WHAT IS REQUIRED:
Write out only the lines from the start of the entries up to and including the line with "import pandas as pd"; please skip the pictures.

INFORMATION SUPPLIED:
=======

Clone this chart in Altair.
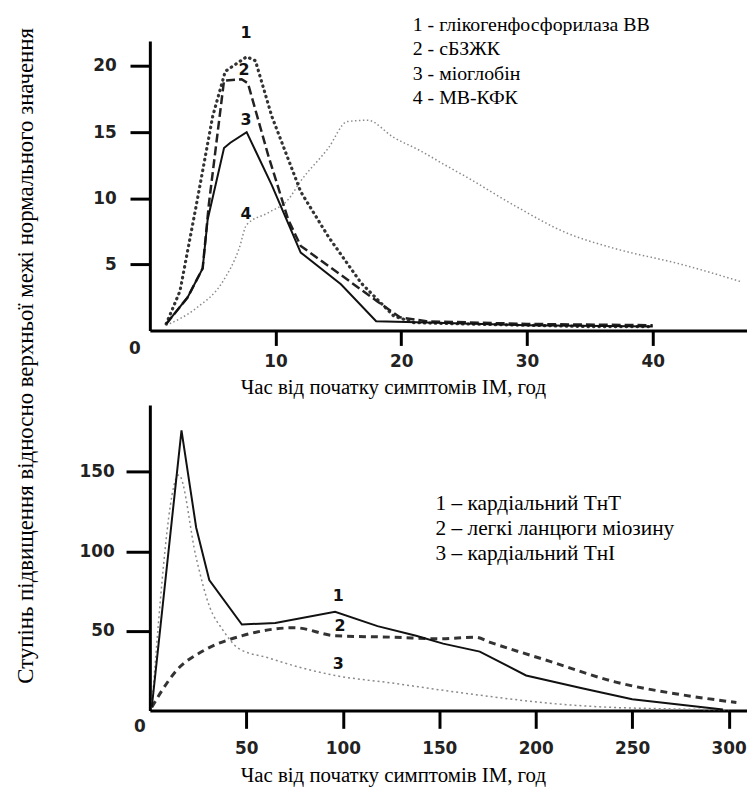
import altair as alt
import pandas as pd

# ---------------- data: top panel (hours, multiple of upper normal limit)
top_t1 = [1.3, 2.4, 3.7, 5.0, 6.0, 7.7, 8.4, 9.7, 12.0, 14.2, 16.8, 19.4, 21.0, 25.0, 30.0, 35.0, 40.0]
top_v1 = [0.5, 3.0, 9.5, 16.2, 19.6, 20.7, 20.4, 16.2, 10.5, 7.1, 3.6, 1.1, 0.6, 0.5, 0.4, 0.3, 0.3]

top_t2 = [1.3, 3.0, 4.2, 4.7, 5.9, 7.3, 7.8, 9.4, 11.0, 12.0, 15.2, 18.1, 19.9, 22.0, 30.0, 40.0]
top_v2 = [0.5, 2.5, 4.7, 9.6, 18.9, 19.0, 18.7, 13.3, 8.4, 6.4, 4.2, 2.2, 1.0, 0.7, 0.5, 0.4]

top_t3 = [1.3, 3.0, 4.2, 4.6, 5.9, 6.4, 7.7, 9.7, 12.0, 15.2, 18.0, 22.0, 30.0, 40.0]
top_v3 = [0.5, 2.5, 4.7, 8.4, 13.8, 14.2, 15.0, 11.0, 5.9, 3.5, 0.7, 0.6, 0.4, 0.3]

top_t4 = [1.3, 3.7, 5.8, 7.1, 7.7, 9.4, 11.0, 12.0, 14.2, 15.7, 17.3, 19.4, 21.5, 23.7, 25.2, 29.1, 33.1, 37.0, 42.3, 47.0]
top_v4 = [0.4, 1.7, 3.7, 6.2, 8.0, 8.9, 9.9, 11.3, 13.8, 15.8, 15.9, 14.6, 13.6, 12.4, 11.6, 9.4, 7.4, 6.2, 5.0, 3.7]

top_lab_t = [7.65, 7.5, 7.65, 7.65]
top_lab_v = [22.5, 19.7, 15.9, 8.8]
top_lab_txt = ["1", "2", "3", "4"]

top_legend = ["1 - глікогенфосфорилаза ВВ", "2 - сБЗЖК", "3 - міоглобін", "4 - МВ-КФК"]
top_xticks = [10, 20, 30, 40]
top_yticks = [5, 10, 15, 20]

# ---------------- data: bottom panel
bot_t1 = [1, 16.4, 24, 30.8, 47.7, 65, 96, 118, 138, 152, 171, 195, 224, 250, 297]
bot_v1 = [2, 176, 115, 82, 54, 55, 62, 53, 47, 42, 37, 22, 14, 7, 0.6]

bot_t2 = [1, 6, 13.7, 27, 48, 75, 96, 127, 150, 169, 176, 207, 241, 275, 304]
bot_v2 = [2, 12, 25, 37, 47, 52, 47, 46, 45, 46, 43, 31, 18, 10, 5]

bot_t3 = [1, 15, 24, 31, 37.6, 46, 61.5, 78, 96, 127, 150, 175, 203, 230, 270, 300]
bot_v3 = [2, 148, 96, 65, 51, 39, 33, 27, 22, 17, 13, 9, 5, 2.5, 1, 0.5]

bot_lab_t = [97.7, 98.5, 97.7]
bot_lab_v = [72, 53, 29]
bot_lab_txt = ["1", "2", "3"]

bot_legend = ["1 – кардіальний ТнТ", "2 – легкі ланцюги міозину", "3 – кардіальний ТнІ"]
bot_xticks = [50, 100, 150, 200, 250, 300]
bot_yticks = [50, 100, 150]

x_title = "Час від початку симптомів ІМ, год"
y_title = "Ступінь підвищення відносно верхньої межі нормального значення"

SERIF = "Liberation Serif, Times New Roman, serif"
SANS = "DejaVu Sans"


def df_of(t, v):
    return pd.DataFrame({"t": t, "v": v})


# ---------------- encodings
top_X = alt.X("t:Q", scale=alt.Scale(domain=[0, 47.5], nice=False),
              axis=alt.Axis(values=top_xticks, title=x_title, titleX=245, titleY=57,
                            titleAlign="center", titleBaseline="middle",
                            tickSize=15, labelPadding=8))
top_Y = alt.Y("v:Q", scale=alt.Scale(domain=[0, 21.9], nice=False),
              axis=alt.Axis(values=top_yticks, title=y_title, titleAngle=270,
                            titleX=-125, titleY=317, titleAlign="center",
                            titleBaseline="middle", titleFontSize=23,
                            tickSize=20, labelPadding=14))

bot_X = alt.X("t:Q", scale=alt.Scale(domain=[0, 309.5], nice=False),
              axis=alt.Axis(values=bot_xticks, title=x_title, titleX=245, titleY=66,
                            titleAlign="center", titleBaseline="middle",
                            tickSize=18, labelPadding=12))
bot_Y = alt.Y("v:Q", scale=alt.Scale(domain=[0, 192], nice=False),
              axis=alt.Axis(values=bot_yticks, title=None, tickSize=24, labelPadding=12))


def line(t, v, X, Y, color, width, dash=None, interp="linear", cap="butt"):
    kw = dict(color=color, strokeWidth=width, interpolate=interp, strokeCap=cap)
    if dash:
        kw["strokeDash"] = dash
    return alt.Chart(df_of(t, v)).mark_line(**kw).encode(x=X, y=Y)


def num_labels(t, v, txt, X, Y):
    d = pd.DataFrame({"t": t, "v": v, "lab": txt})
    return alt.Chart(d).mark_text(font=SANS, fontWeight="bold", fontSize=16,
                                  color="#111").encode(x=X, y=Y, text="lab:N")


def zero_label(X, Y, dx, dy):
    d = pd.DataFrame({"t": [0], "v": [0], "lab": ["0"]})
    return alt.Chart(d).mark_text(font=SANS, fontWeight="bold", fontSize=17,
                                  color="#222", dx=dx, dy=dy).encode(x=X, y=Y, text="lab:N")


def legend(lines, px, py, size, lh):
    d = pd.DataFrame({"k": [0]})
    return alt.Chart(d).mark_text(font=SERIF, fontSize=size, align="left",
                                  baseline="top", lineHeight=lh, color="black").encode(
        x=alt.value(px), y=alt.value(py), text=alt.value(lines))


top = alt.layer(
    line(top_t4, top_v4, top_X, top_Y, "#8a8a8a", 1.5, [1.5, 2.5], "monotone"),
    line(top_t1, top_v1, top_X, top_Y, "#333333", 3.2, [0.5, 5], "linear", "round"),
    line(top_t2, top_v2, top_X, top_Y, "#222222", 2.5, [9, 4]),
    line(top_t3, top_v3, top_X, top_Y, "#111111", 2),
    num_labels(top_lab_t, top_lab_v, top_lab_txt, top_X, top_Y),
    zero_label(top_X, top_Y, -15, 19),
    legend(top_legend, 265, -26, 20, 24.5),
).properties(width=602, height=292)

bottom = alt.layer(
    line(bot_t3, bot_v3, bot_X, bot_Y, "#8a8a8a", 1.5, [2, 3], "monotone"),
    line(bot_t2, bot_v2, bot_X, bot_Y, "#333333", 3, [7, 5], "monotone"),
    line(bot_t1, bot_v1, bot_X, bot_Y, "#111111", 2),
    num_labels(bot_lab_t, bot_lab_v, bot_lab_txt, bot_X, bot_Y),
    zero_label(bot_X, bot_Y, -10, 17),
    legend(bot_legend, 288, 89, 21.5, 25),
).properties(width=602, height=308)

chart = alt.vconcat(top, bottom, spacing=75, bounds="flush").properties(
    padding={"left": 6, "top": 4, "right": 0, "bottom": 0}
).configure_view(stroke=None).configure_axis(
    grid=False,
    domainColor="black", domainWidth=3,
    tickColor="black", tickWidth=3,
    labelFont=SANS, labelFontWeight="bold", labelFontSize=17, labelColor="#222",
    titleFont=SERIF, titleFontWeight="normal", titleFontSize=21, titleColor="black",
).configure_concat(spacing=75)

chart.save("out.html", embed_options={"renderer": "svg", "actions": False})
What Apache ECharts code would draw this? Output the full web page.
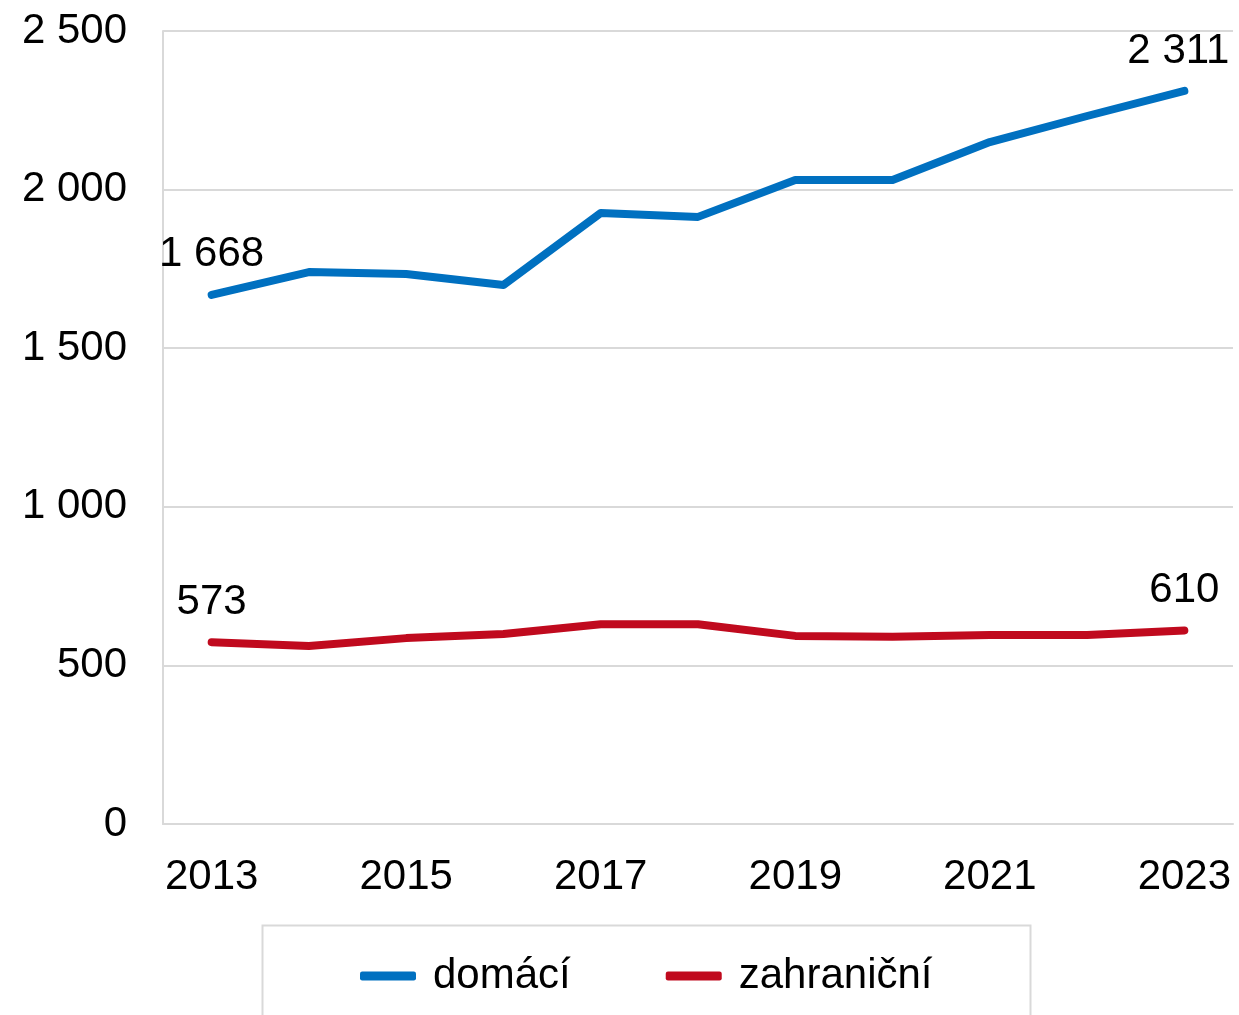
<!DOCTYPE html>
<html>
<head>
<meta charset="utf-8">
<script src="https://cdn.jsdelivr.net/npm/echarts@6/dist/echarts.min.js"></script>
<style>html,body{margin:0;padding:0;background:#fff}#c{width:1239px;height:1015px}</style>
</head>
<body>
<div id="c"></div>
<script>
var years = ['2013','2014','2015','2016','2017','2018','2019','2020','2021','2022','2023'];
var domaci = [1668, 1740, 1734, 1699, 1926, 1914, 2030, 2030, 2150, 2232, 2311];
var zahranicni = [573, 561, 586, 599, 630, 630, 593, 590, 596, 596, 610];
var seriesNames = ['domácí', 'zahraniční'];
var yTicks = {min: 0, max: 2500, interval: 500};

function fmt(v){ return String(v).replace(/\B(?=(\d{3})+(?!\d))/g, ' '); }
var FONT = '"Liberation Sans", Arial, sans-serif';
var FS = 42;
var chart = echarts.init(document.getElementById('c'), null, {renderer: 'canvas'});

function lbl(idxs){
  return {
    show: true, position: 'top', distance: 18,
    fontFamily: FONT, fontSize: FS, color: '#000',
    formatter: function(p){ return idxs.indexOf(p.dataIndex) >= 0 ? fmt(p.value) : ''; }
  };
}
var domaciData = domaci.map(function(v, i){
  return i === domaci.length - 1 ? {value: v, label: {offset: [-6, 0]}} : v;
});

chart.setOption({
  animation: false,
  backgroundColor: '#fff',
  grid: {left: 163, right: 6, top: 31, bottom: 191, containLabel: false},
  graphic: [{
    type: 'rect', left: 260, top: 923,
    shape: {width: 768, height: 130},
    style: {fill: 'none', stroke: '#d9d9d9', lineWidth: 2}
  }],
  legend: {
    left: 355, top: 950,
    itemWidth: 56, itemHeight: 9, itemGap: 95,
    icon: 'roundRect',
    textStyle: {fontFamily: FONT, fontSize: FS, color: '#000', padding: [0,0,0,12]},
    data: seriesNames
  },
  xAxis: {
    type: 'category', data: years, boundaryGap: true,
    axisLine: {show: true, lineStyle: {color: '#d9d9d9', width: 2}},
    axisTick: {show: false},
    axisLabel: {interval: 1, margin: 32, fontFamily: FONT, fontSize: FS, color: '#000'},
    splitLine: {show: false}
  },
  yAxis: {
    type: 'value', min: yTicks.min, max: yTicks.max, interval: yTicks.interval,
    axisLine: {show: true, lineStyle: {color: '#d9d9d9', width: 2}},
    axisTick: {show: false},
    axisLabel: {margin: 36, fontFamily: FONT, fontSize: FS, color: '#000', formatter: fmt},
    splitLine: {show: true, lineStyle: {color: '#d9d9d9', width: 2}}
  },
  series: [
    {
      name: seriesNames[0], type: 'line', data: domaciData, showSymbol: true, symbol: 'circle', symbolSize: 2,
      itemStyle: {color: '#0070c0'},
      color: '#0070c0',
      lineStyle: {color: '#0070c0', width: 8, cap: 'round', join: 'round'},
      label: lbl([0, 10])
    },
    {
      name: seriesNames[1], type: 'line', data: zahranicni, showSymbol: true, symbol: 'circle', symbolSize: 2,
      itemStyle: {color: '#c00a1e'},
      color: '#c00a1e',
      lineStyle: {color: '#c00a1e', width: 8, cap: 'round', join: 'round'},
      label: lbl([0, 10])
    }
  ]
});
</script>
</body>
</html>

=======

ANSWER TO THE PROBLEM:
Clone this chart in Altair.
import altair as alt
import pandas as pd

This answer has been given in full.